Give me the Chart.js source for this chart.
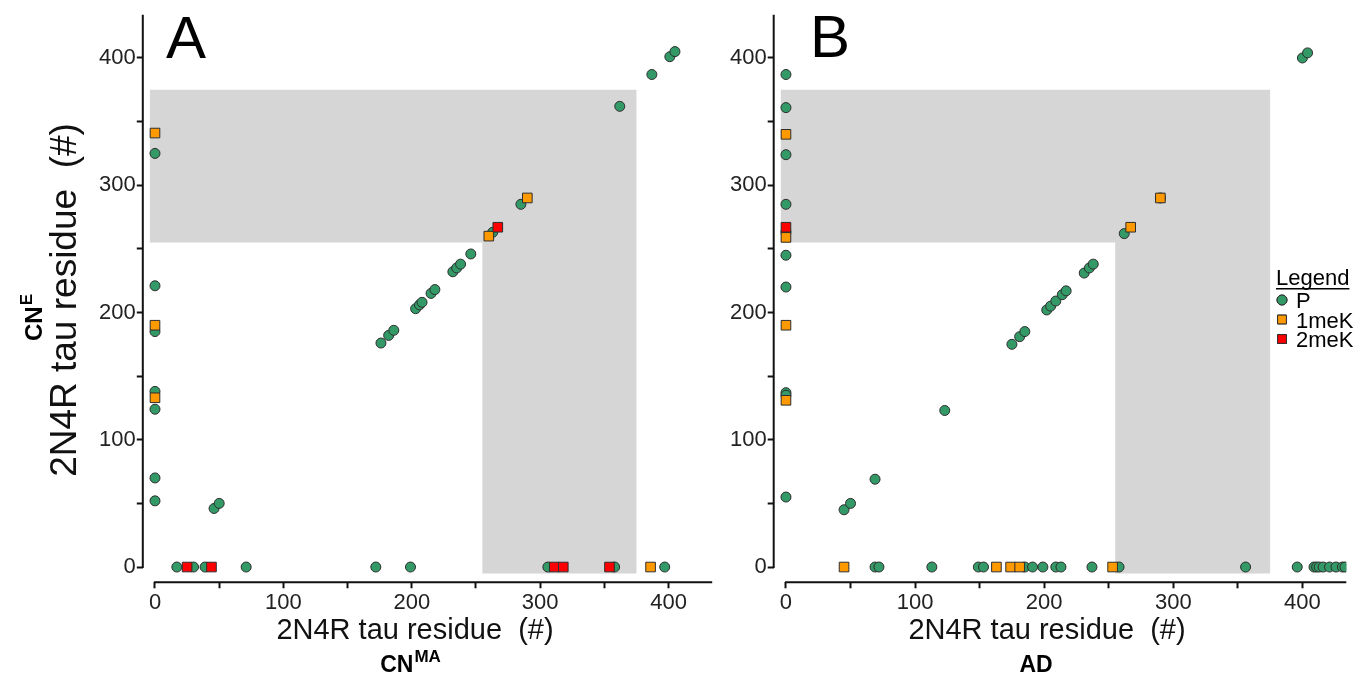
<!DOCTYPE html>
<html>
<head>
<meta charset="utf-8">
<script src="https://cdn.jsdelivr.net/npm/chart.js@4.4.1/dist/chart.umd.min.js"></script>
<style>
  html, body { margin: 0; padding: 0; background: #fff; }
  #wrap { position: relative; width: 1368px; height: 681px; }
  .panel { position: absolute; top: 0; height: 681px; }
  #panelA { left: 0; width: 720px; }
  #panelB { left: 720px; width: 648px; }
</style>
</head>
<body>
<div id="wrap">
  <div class="panel" id="panelA"><canvas id="chartA"></canvas></div>
  <div class="panel" id="panelB"><canvas id="chartB"></canvas></div>
</div>
<script>
// tick marks on both axes, labels only on the hundreds
const tickValues = [0, 50, 100, 150, 200, 250, 300, 350, 400];
const majorTicks = [0, 100, 200, 300, 400];

// shaded residue window (L shape)
const shadeBoxes = [
  { x0: -4, x1: 375, y0: 255, y1: 375 },
  { x0: 255, x1: 375, y0: -5, y1: 256 }
];

// Panel A: x = CN(MA) residue, y = CN(E) residue
const aP = [
  [0, 325], [0, 221], [0, 185], [0, 138], [0, 124], [0, 70], [0, 52],
  [46, 46], [50, 50], [176, 176], [182, 182], [186, 186], [203, 203], [206, 206],
  [208, 208], [215, 215], [218, 218], [232, 232], [235, 235], [238, 238], [246, 246],
  [263, 263], [285, 285], [362, 362], [387, 387], [401, 401], [405, 405],
  [17, 0], [30, 0], [39, 0], [71, 0], [172, 0], [199, 0], [306, 0], [358, 0], [397, 0]
];
const a1meK = [[0, 341], [0, 190], [0, 133], [260, 260], [290, 290], [386, 0]];
const a2meK = [[25, 0], [44, 0], [267, 267], [311, 0], [318, 0], [354, 0]];

// Panel B: x = AD residue, y = CN(E) residue
const bP = [
  [0, 387], [0, 361], [0, 324], [0, 285], [0, 263], [0, 245], [0, 220], [0, 137], [0, 135], [0, 55],
  [45, 45], [50, 50], [69, 69], [123, 123], [175, 175], [181, 181], [185, 185], [202, 202],
  [205, 205], [209, 209], [214, 214], [217, 217], [231, 231], [235, 235], [238, 238],
  [262, 262], [290, 290], [400, 400], [404, 404],
  [69, 0], [72, 0], [113, 0], [149, 0], [153, 0], [185, 0], [191, 0], [199, 0], [209, 0],
  [213, 0], [237, 0], [258, 0], [356, 0], [396, 0], [409, 0], [411, 0], [413, 0], [416, 0],
  [421, 0], [426, 0], [431, 0], [433, 0]
];
const b1meK = [
  [0, 340], [0, 259], [0, 190], [0, 131], [267, 267], [290, 290],
  [45, 0], [163, 0], [174, 0], [181, 0], [253, 0]
];
const b2meK = [[0, 267]];

const seriesNames = ['P', '1meK', '2meK'];

const FONT = '"Liberation Sans", Arial, sans-serif';
const styles = {
  'P':    { pointStyle: 'circle', radius: 5, bg: '#339966' },
  '1meK': { pointStyle: 'rect', radius: 6.8, bg: '#ff9900' },
  '2meK': { pointStyle: 'rect', radius: 6.8, bg: '#ff0000' }
};

function toPts(arr) {
  return arr.map(p => ({ x: p[0], y: p[1] }));
}

function makeDatasets(lists) {
  return lists.map((list, i) => {
    const name = seriesNames[i];
    const st = styles[name];
    return {
      label: name,
      data: toPts(list),
      pointStyle: st.pointStyle,
      pointRadius: st.radius,
      pointHoverRadius: st.radius,
      backgroundColor: st.bg,
      borderColor: '#2e2e2e',
      borderWidth: 1,
      order: 3 - i   // P at the bottom, 2meK on top
    };
  });
}

function drawLabel(ctx, x, y, base, sup, size) {
  // bold label with optional superscript, centred on x
  const supSize = Math.round(size * 0.72);
  ctx.font = 'bold ' + size + 'px ' + FONT;
  const wb = ctx.measureText(base).width;
  ctx.font = 'bold ' + supSize + 'px ' + FONT;
  const ws = sup ? ctx.measureText(sup).width : 0;
  const start = x - (wb + ws) / 2;
  ctx.textAlign = 'left';
  ctx.font = 'bold ' + size + 'px ' + FONT;
  ctx.fillText(base, start, y);
  if (sup) {
    ctx.font = 'bold ' + supSize + 'px ' + FONT;
    ctx.fillText(sup, start + wb + 1, y - size * 0.42);
  }
}

const decor = {
  id: 'decor',
  beforeDatasetsDraw(chart) {
    const { ctx, scales: { x, y } } = chart;
    ctx.save();
    ctx.fillStyle = '#d6d6d6';
    // one path for both boxes so there is no seam where they meet
    ctx.beginPath();
    shadeBoxes.forEach(b => {
      const l = x.getPixelForValue(b.x0), r = x.getPixelForValue(b.x1);
      const t = y.getPixelForValue(b.y1), bt = y.getPixelForValue(b.y0);
      ctx.rect(l, t, r - l, bt - t);
    });
    ctx.fill();
    ctx.restore();
  },
  afterDraw(chart, args, opts) {
    const { ctx, chartArea, scales: { x, y } } = chart;
    ctx.save();
    // axis lines, each starting at 0 like the original
    ctx.strokeStyle = '#111';
    ctx.lineWidth = 2;
    ctx.beginPath();
    ctx.moveTo(chartArea.left, y.getPixelForValue(0) + 1);
    ctx.lineTo(chartArea.left, chartArea.top);
    ctx.moveTo(x.getPixelForValue(0) - 1, chartArea.bottom);
    ctx.lineTo(chartArea.right, chartArea.bottom);
    ctx.stroke();

    ctx.fillStyle = '#000';
    ctx.textBaseline = 'alphabetic';

    // panel letter
    ctx.font = '60px ' + FONT;
    ctx.textAlign = 'left';
    ctx.fillText(opts.letter.text, opts.letter.x, opts.letter.y);

    // x title
    ctx.fillStyle = '#111';
    ctx.font = '29px ' + FONT;
    ctx.textAlign = 'center';
    ctx.fillText('2N4R tau residue  (#)', opts.xTitle.x, opts.xTitle.y);
    ctx.fillStyle = '#000';
    drawLabel(ctx, opts.xGroup.x, opts.xGroup.y, opts.xGroup.base, opts.xGroup.sup, 23);

    // y title (panel A only)
    if (opts.yTitle) {
      ctx.save();
      ctx.translate(opts.yTitle.x, opts.yTitle.y);
      ctx.rotate(-Math.PI / 2);
      ctx.fillStyle = '#111';
      ctx.font = '37px ' + FONT;
      ctx.textAlign = 'center';
      ctx.fillText('2N4R tau residue  (#)', 0, 0);
      ctx.restore();
      ctx.save();
      ctx.translate(opts.yGroup.x, opts.yGroup.y);
      ctx.rotate(-Math.PI / 2);
      drawLabel(ctx, 0, 0, opts.yGroup.base, opts.yGroup.sup, 24);
      ctx.restore();
    }

    // legend (panel B only), styled from the datasets
    if (opts.legend) {
      const lg = opts.legend;
      ctx.font = '22px ' + FONT;
      ctx.textAlign = 'left';
      ctx.fillText('Legend', lg.x, lg.y);
      const w = ctx.measureText('Legend').width;
      ctx.fillRect(lg.x, lg.y + 3, w, 1.5);
      chart.data.datasets.forEach((ds, i) => {
        const cy = lg.y + 15 + i * 19.5;
        ctx.fillStyle = ds.backgroundColor;
        ctx.strokeStyle = ds.borderColor;
        ctx.lineWidth = 1;
        const r = ds.pointStyle === 'circle' ? 5 : 4.4 / Math.SQRT1_2;
        Chart.helpers.drawPoint(ctx, { pointStyle: ds.pointStyle, radius: r, borderWidth: 1 }, lg.x + 6, cy);
        ctx.fill();
        ctx.stroke();
        ctx.fillStyle = '#000';
        ctx.fillText(ds.label, lg.x + 20, cy + 8);
      });
    }
    ctx.restore();
  }
};

function axis(min, max, fit) {
  return {
    type: 'linear',
    min: min,
    max: max,
    border: { display: false },
    grid: { drawOnChartArea: false, drawTicks: true, tickLength: 6, tickWidth: 2, tickColor: '#111' },
    ticks: {
      autoSkip: false,
      maxRotation: 0,
      padding: 1,
      color: '#222',
      font: { family: FONT, size: 22 },
      callback: v => (majorTicks.includes(v) ? String(v) : '')
    },
    afterBuildTicks: s => { s.ticks = tickValues.map(v => ({ value: v })); },
    afterFit: fit
  };
}

function makeChart(id, lists, yWidth, padRight, decorOpts) {
  return new Chart(document.getElementById(id), {
    type: 'scatter',
    data: { datasets: makeDatasets(lists) },
    options: {
      responsive: true,
      maintainAspectRatio: false,
      animation: false,
      layout: { padding: { top: 14.7, right: padRight, left: 0, bottom: 0 } },
      scales: {
        x: axis(-9.5, 434, s => { s.height = 98.7; }),
        y: axis(-12, 434, s => { s.width = yWidth; })
      },
      plugins: {
        legend: { display: false },
        tooltip: { enabled: false },
        decor: decorOpts
      }
    },
    plugins: [decor]
  });
}

makeChart('chartA', [aP, a1meK, a2meK], 142.8, 6.2, {
  letter: { text: 'A', x: 166, y: 58 },
  xTitle: { x: 415, y: 639 },
  xGroup: { base: 'CN', sup: 'MA', x: 410, y: 672 },
  yTitle: { x: 76, y: 300 },
  yGroup: { base: 'CN', sup: 'E', x: 42, y: 318 },
  legend: null
});

makeChart('chartB', [bP, b1meK, b2meK], 53.7, 21.7, {
  letter: { text: 'B', x: 90, y: 57 },
  xTitle: { x: 327, y: 639 },
  xGroup: { base: 'AD', sup: '', x: 316, y: 672 },
  yTitle: null,
  legend: { x: 556, y: 285 }
});
</script>
</body>
</html>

=-=-=

Return only the lines running from the top of the data to the line that holds "0], [354, 0]];". Include both of those lines, but skip the pictures.

◆ Result for this task
Give me the Chart.js source for this chart.
<!DOCTYPE html>
<html>
<head>
<meta charset="utf-8">
<script src="https://cdn.jsdelivr.net/npm/chart.js@4.4.1/dist/chart.umd.min.js"></script>
<style>
  html, body { margin: 0; padding: 0; background: #fff; }
  #wrap { position: relative; width: 1368px; height: 681px; }
  .panel { position: absolute; top: 0; height: 681px; }
  #panelA { left: 0; width: 720px; }
  #panelB { left: 720px; width: 648px; }
</style>
</head>
<body>
<div id="wrap">
  <div class="panel" id="panelA"><canvas id="chartA"></canvas></div>
  <div class="panel" id="panelB"><canvas id="chartB"></canvas></div>
</div>
<script>
// tick marks on both axes, labels only on the hundreds
const tickValues = [0, 50, 100, 150, 200, 250, 300, 350, 400];
const majorTicks = [0, 100, 200, 300, 400];

// shaded residue window (L shape)
const shadeBoxes = [
  { x0: -4, x1: 375, y0: 255, y1: 375 },
  { x0: 255, x1: 375, y0: -5, y1: 256 }
];

// Panel A: x = CN(MA) residue, y = CN(E) residue
const aP = [
  [0, 325], [0, 221], [0, 185], [0, 138], [0, 124], [0, 70], [0, 52],
  [46, 46], [50, 50], [176, 176], [182, 182], [186, 186], [203, 203], [206, 206],
  [208, 208], [215, 215], [218, 218], [232, 232], [235, 235], [238, 238], [246, 246],
  [263, 263], [285, 285], [362, 362], [387, 387], [401, 401], [405, 405],
  [17, 0], [30, 0], [39, 0], [71, 0], [172, 0], [199, 0], [306, 0], [358, 0], [397, 0]
];
const a1meK = [[0, 341], [0, 190], [0, 133], [260, 260], [290, 290], [386, 0]];
const a2meK = [[25, 0], [44, 0], [267, 267], [311, 0], [318, 0], [354, 0]];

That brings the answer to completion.